For nearly ten years, suboptimal trial enrollment has been cited as a primary cause of clinical trial discontinuation. The Tufts Center for the Study of Drug Development released an impact report in 2013, in which it noted that nearly 37% of clinical trials miss enrollment targets [1]. A paper published in JAMA the following year revealed that enrollment was the reason most cited for clinical trial discontinuity [2]. A 2021 paper reviewing all discontinued clinical trials since 2000, revealed that enrollment forecasting remains the foremost reason for trial discontinuity, and suggests that this has cost the biotech and pharmaceutical industries approximately $40 billion USD (estimated conservatively*) [3].
According to Cytel experts, more precise recruitment projections can be calculated through a model-based approach that accounts for nonlinearity and randomness in the patient enrollment process. Intuitively, clinical operations specialists know that there will be site-level fluctuations. The same number of patients do not enroll every week, nor is there a straightforward way to account for how many will enroll. Yet, many conventional approaches to recruitment forecasting make exactly these assumptions.

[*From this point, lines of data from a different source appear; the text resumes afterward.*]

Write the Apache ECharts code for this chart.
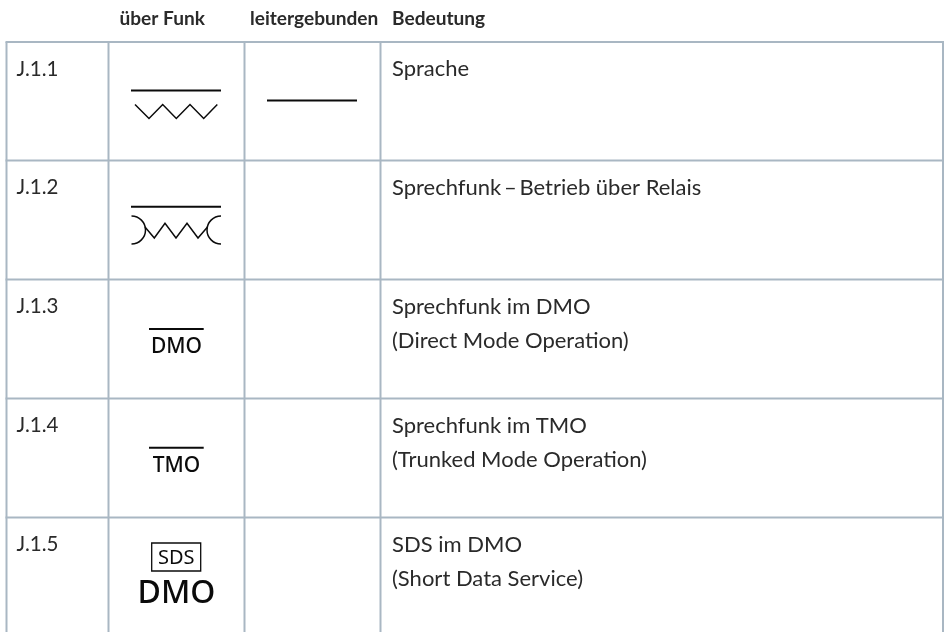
<!DOCTYPE html>
<html><head><meta charset="utf-8">
<style>html,body{margin:0;padding:0;background:#fff}#c{width:945px;height:632px}</style>
<script src="https://cdn.jsdelivr.net/npm/echarts@6/dist/echarts.min.js"></script>
</head><body><div id="c"></div>
<script>
// ---- table content ----
const headers = ['über Funk', 'leitergebunden', 'Bedeutung'];
const rowIds = ['J.1.1', 'J.1.2', 'J.1.3', 'J.1.4', 'J.1.5'];
const meanings = [
  'Sprache',
  'Sprechfunk\u2009–\u2009Betrieb über Relais',
  'Sprechfunk im DMO\n(Direct Mode Operation)',
  'Sprechfunk im TMO\n(Trunked Mode Operation)',
  'SDS im DMO\n(Short Data Service)'
];
const symbolWords = ['DMO', 'TMO', 'SDS', 'DMO'];

// ---- layout (axis units equal one pixel) ----
const columnEdges = [6.5, 108.5, 244.5, 380.5, 943];
const rowEdges = [42, 160.5, 279.5, 398.5, 517.5];
const headerX = [119.5, 250, 392];
const FONT = 'Lato, "Noto Sans", sans-serif';
const SYM_FONT = '"Noto Sans", "Open Sans", sans-serif';
const INK = '#2a2a2a', RULE = '#a9b7c3', BLACK = '#0b0b0b';
const LEADING = 34;

function line(api, x1, y1, x2, y2, w, col) {
  const a = api.coord([x1, y1]), b = api.coord([x2, y2]);
  return {type: 'line', shape: {x1: a[0], y1: a[1], x2: b[0], y2: b[1]},
    style: {stroke: col, lineWidth: w, fill: null}};
}
function zig(api, pts) {
  return {type: 'polyline', shape: {points: pts.map(p => api.coord(p))},
    style: {stroke: BLACK, lineWidth: 1.5, fill: null, lineJoin: 'miter'}};
}
function arc(api, x, y, r, s, e) {
  const c = api.coord([x, y]);
  return {type: 'arc', shape: {cx: c[0], cy: c[1], r: r, startAngle: s, endAngle: e, clockwise: true},
    style: {stroke: BLACK, lineWidth: 1.5, fill: null}};
}
function label(api, str, x, y, size, font, col, weight, align) {
  const c = api.coord([x, y]);
  return {type: 'text', style: {text: str, x: c[0], y: c[1], font: (weight || 'normal') + ' ' + size + 'px ' + font,
    fill: col, align: align || 'left', verticalAlign: 'middle', lineHeight: LEADING}};
}

const renderGrid = (p, api) => {
  const kids = [];
  rowEdges.forEach(y => kids.push(line(api, columnEdges[0] - 1, y, columnEdges[4] + 1, y, 2, RULE)));
  columnEdges.forEach(x => kids.push(line(api, x, rowEdges[0], x, 632, 2, RULE)));
  return {type: 'group', children: kids};
};
const renderSymbols = (p, api) => ({type: 'group', children: [
  line(api, 131, 90.5, 221, 90.5, 2, BLACK),
  zig(api, [[135, 104.5], [149, 118.5], [162.7, 104.5], [176.3, 118.5], [190, 104.5], [203.7, 118.5], [217.3, 104.5]]),
  line(api, 267, 100.5, 357, 100.5, 2, BLACK),
  line(api, 131, 206.7, 221, 206.7, 2, BLACK),
  arc(api, 131.5, 230, 14, -Math.PI / 2, Math.PI / 2),
  arc(api, 221, 230, 14, Math.PI / 2, Math.PI * 1.5),
  zig(api, [[145, 227], [154.3, 238], [165, 223.3], [176, 238], [187, 223.3], [198, 238], [207.5, 227]]),
  line(api, 149, 329, 203.7, 329, 2, BLACK),
  label(api, symbolWords[0], 176.5, 347, 21, SYM_FONT, BLACK, '500', 'center'),
  line(api, 149, 447.7, 203.7, 447.7, 2, BLACK),
  label(api, symbolWords[1], 176.5, 466, 21, SYM_FONT, BLACK, '500', 'center'),
  {type: 'rect', shape: (() => { const a = api.coord([151.7, 543]), b = api.coord([200.7, 571]);
      return {x: a[0], y: a[1], width: b[0] - a[0], height: b[1] - a[1]}; })(),
    style: {stroke: BLACK, lineWidth: 1.3, fill: null}},
  label(api, symbolWords[2], 176.2, 558, 20, SYM_FONT, BLACK, 'normal', 'center'),
  label(api, symbolWords[3], 176.5, 594, 32, SYM_FONT, BLACK, '500', 'center')
]});
const renderHeader = (p, api) => label(api, headers[p.dataIndex], headerX[p.dataIndex], 18.5, 19.1, FONT, INK, 'bold');
const renderId = (p, api) => label(api, rowIds[p.dataIndex], 16.5, rowEdges[p.dataIndex] + 27, 20.5, FONT, INK);
const renderMeaning = (p, api) => {
  const m = meanings[p.dataIndex], lines = m.split('\n').length;
  return label(api, m, 392, rowEdges[p.dataIndex] + 27 + (lines - 1) * LEADING / 2, 22, FONT, INK);
};

const chart = echarts.init(document.getElementById('c'));
chart.setOption({
  animation: false,
  backgroundColor: '#fff',
  grid: {left: 0, right: 0, top: 0, bottom: 0},
  xAxis: {type: 'value', min: 0, max: 945, show: false},
  yAxis: {type: 'value', min: 0, max: 632, inverse: true, show: false},
  series: [
    {type: 'custom', name: 'Raster', data: [0], renderItem: renderGrid, clip: false, silent: true},
    {type: 'custom', name: 'Symbole', data: [0], renderItem: renderSymbols, clip: false, silent: true},
    {type: 'custom', name: 'Kopf', data: headers.map((_, i) => i), renderItem: renderHeader, clip: false, silent: true},
    {type: 'custom', name: 'Nummer', data: rowIds.map((_, i) => i), renderItem: renderId, clip: false, silent: true},
    {type: 'custom', name: 'Bedeutung', data: meanings.map((_, i) => i), renderItem: renderMeaning, clip: false, silent: true}
  ]
});
</script></body></html>
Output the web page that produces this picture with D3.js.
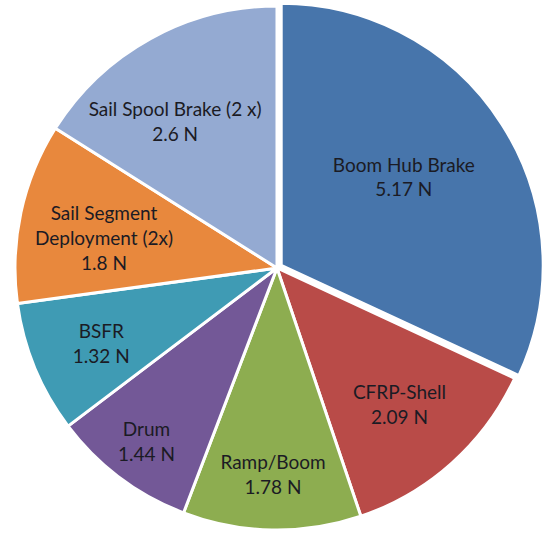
<!DOCTYPE html>
<html>
<head>
<meta charset="utf-8">
<script src="https://cdn.jsdelivr.net/npm/d3@7"></script>
<style>
  html, body { margin: 0; padding: 0; background: #fff; }
  svg { display: block; }
  text { font-family: Lato, "Open Sans", sans-serif; fill: #1b1b24; }
</style>
</head>
<body>
<svg id="chart" width="545" height="533"></svg>
<script>
// Force contributions per component (N)
const components = ["Boom Hub Brake", "CFRP-Shell", "Ramp/Boom", "Drum", "BSFR",
                    "Sail Segment Deployment (2x)", "Sail Spool Brake (2 x)"];
const forces = [5.17, 2.09, 1.78, 1.44, 1.32, 1.8, 2.6];
// Label lines as wrapped in each slice
const labelLines = [
  ["Boom Hub Brake"],
  ["CFRP-Shell"],
  ["Ramp/Boom"],
  ["Drum"],
  ["BSFR"],
  ["Sail Segment", "Deployment (2x)"],
  ["Sail Spool Brake (2 x)"]
];
const sliceColors = ["#4775ab", "#b94b48", "#8dad50", "#735897", "#3f9bb4", "#e8883d", "#94aad2"];

// Label placement: fraction of radius and angular nudge (degrees) from slice bisector
const labelRadius = [0.595, 0.70, 0.79, 0.83, 0.73, 0.67, 0.68];
const labelAngleShift = [-3, 0, 0, 0, -0.8, -2.5, -6];
// Slices pulled out from the centre (px)
const explode = [5, 0, 0, 0, 0, 0, 0];

const cx = 277, cy = 268, R = 262;
const svg = d3.select("#chart");
const g = svg.append("g").attr("transform", `translate(${cx},${cy})`);

const pie = d3.pie().sort(null).value(d => d.value);
const arcs = pie(components.map((c, i) => ({ name: c, value: forces[i], i })));
const arc = d3.arc().innerRadius(0).outerRadius(R);

g.selectAll("path.slice")
  .data(arcs)
  .join("path")
  .attr("class", "slice")
  .attr("d", arc)
  .attr("transform", d => {
    const a = (d.startAngle + d.endAngle) / 2;
    const e = explode[d.data.i];
    return `translate(${e * Math.sin(a)},${-e * Math.cos(a)})`;
  })
  .attr("fill", d => sliceColors[d.data.i])
  .attr("stroke", "#fff")
  .attr("stroke-width", 3)
  .attr("stroke-linejoin", "round");

const lineH = 25;
const labels = g.selectAll("g.label")
  .data(arcs)
  .join("g")
  .attr("class", "label")
  .attr("transform", d => {
    const i = d.data.i;
    const a = (d.startAngle + d.endAngle) / 2 + labelAngleShift[i] * Math.PI / 180;
    const r = R * labelRadius[i];
    return `translate(${r * Math.sin(a)},${-r * Math.cos(a)})`;
  });

labels.each(function(d) {
  const i = d.data.i;
  const lines = labelLines[i].concat([`${d.data.value} N`]);
  const t = d3.select(this).append("text")
    .attr("text-anchor", "middle")
    .attr("font-size", 19);
  const y0 = -(lines.length - 1) * lineH / 2;
  lines.forEach((l, k) => {
    t.append("tspan")
      .attr("x", 0)
      .attr("y", y0 + k * lineH)
      .attr("dy", "0.35em")
      .text(l);
  });
});
</script>
</body>
</html>
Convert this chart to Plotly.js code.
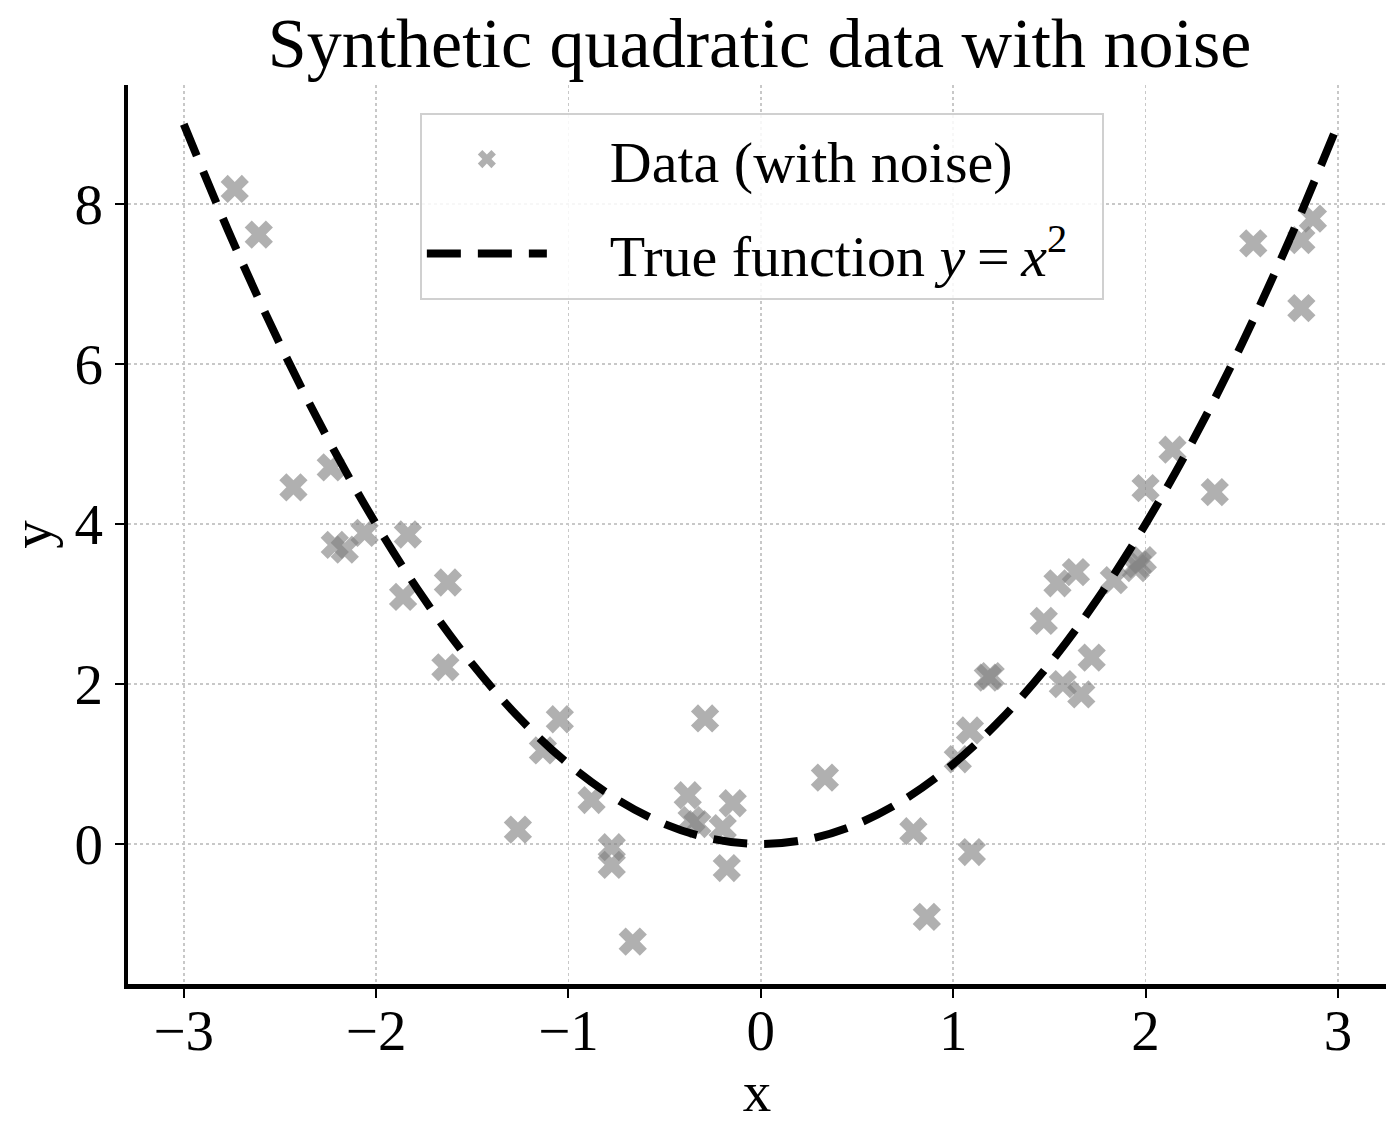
<!DOCTYPE html>
<html>
<head>
<meta charset="utf-8">
<script src="https://cdn.plot.ly/plotly-3.0.1.min.js"></script>
<style>html,body{margin:0;padding:0;background:#fff;}#chart{width:1386px;height:1123px;}</style>
</head>
<body>
<div id="chart"></div>
<script>
const dataX = [-2.735, -2.61, -2.43, -2.236, -2.215, -2.163, -2.06, -1.835, -1.86, -1.627, -1.64,
  -1.263, -1.133, -1.045, -0.88, -0.775, -0.775, -0.666, -0.29, -0.38, -0.36, -0.33, -0.146, -0.198, -0.177, 0.333,
  0.793, 0.863, 1.097, 1.024, 1.087, 1.18, 1.195, 1.471, 1.542, 1.638, 1.57, 1.666, 1.72, 1.835, 1.95, 1.986, 1.96,
  2.0, 2.14, 2.36, 2.56, 2.81, 2.87, 2.81];
const dataY = [8.19, 7.62, 4.46, 4.71, 3.74, 3.68, 3.89, 3.87, 3.09, 3.27, 2.21,
  0.18, 1.17, 1.56, 0.55, -0.04, -0.26, -1.22, 1.57, 0.61, 0.30, 0.25, 0.51, 0.20, -0.30, 0.83,
  0.16, -0.91, -0.10, 1.06, 1.42, 2.08, 2.10, 2.79, 3.26, 3.40, 2.0, 1.87, 2.33, 3.30, 3.45, 3.55, 3.50,
  4.45, 4.93, 4.40, 7.51, 7.55, 7.82, 6.70];
// True function samples
const curveX = [-3, -2.75, -2.5, -2.25, -2, -1.75, -1.5, -1.25, -1, -0.75, -0.5, -0.25, 0,
  0.25, 0.5, 0.75, 1, 1.25, 1.5, 1.75, 2, 2.25, 2.5, 2.75, 3];
const curveY = [9, 7.5625, 6.25, 5.0625, 4, 3.0625, 2.25, 1.5625, 1, 0.5625, 0.25, 0.0625, 0,
  0.0625, 0.25, 0.5625, 1, 1.5625, 2.25, 3.0625, 4, 5.0625, 6.25, 7.5625, 9];
const xTicks = [-3, -2, -1, 0, 1, 2, 3];
const yTicks = [0, 2, 4, 6, 8];

const serif = "Liberation Serif, Times New Roman, serif";
const pad = '\u00a0\u00a0\u00a0\u00a0';

const traces = [
  {
    x: dataX, y: dataY, mode: 'markers', type: 'scatter',
    name: pad + 'Data (with noise)', legendgroup: 'a',
    marker: {symbol: 'x', size: 25, color: 'rgba(128,128,128,0.62)', line: {width: 0}}
  },
  {
    x: curveX, y: curveY, mode: 'lines', type: 'scatter',
    name: pad + 'True function <i>y</i>\u2009=\u2009<i>x</i><sup>2</sup>\u00a0\u00a0', legendgroup: 'b',
    line: {color: '#000', width: 8, dash: '34px,17px', shape: 'spline'}
  }
];

const axisCommon = {
  showline: true, linecolor: '#000', linewidth: 4.5,
  ticks: 'outside', ticklen: 9, tickwidth: 2, tickcolor: '#000',
  showgrid: true, gridcolor: '#c8c8c8', gridwidth: 1.5, griddash: 'dot',
  zeroline: false, mirror: false,
  tickfont: {family: serif, size: 57, color: '#000'}
};

const layout = {
  width: 1386, height: 1123,
  paper_bgcolor: '#fff', plot_bgcolor: '#fff',
  margin: {l: 128, r: 0, t: 85, b: 139},
  font: {family: serif, color: '#000'},
  title: {text: 'Synthetic quadratic data with noise', font: {family: serif, size: 70, color: '#000'},
    x: 0.548, xanchor: 'center', y: 0.962, yanchor: 'middle'},
  xaxis: Object.assign({}, axisCommon, {
    range: [-3.29, 3.25], tickvals: xTicks, ticklabelstandoff: -16,
    title: {text: 'x', font: {family: serif, size: 57, color: '#000'}, standoff: 30}
  }),
  yaxis: Object.assign({}, axisCommon, {
    range: [-1.75, 9.49], tickvals: yTicks,
    title: {text: 'y', font: {family: serif, size: 57, color: '#000'}, standoff: 8}
  }),
  showlegend: true,
  legend: {
    x: 0.232, y: 0.969, xanchor: 'left', yanchor: 'top',
    bgcolor: 'rgba(255,255,255,0.85)', bordercolor: '#d0d0d0', borderwidth: 2,
    font: {family: serif, size: 58, color: '#000'},
    itemwidth: 120, tracegroupgap: 16, traceorder: 'grouped'
  }
};

Plotly.newPlot('chart', traces, layout, {staticPlot: true, displayModeBar: false});
</script>
</body>
</html>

Sophisticated approaches might account for some nonlinearity – for example, it might be that as trials progress and recruitment efforts become more efficient, it is possible to scale the number of patients who enroll. Without statistical insight, though, it is very difficult to capture the idea of randomness.
A model-based approach advocated by Cytel experts enables a somewhat different line of reasoning. Instead of asking how long will it take to enroll 1000 patients, we can instead ask what is the probability that 1000 patients will be enrolled in fifteen months, twenty months or thirty months. We can then tackle nonlinearity by creating a model like the one below (Figure 3 in the attached whitepaper):

While this might appear to be a small adjustment in approach, consider that using site-level historical data, clinical operations teams can make such projections for each potential trial site. They can see, for example, that there is an 80% chance of hitting targets at one site and only 20% at another site, whether to focus recruitment initiatives in one place or another. It is then possible to build a cumulative enrollment curve that enables the prediction of conservative and risky targets for recruitment:

According to a Cytel whitepaper on enrollment and patient recruitment, this can then lead to a number of new trial acceleration strategies and insights about relationships between key events.
[1] Impact Report, Tufts Center for the Study of Drug Development, 2013
[2] Kasenda B., et al., Prevalence, characteristics and publication of discontinued randomized trials. JAMA 2014
[3] Vellinga, A., Lambe, K., O’Connor, P. et al. What discontinued trials teach us about trial registration?. BMC Res Notes 14, 47 (2021). https://doi.org/10.1186/s13104-020-05391-w
*This assumes 163 discontinued trials, approximately $675,000 USD per trial and 37% of trials stopping due to patient recruitment issues.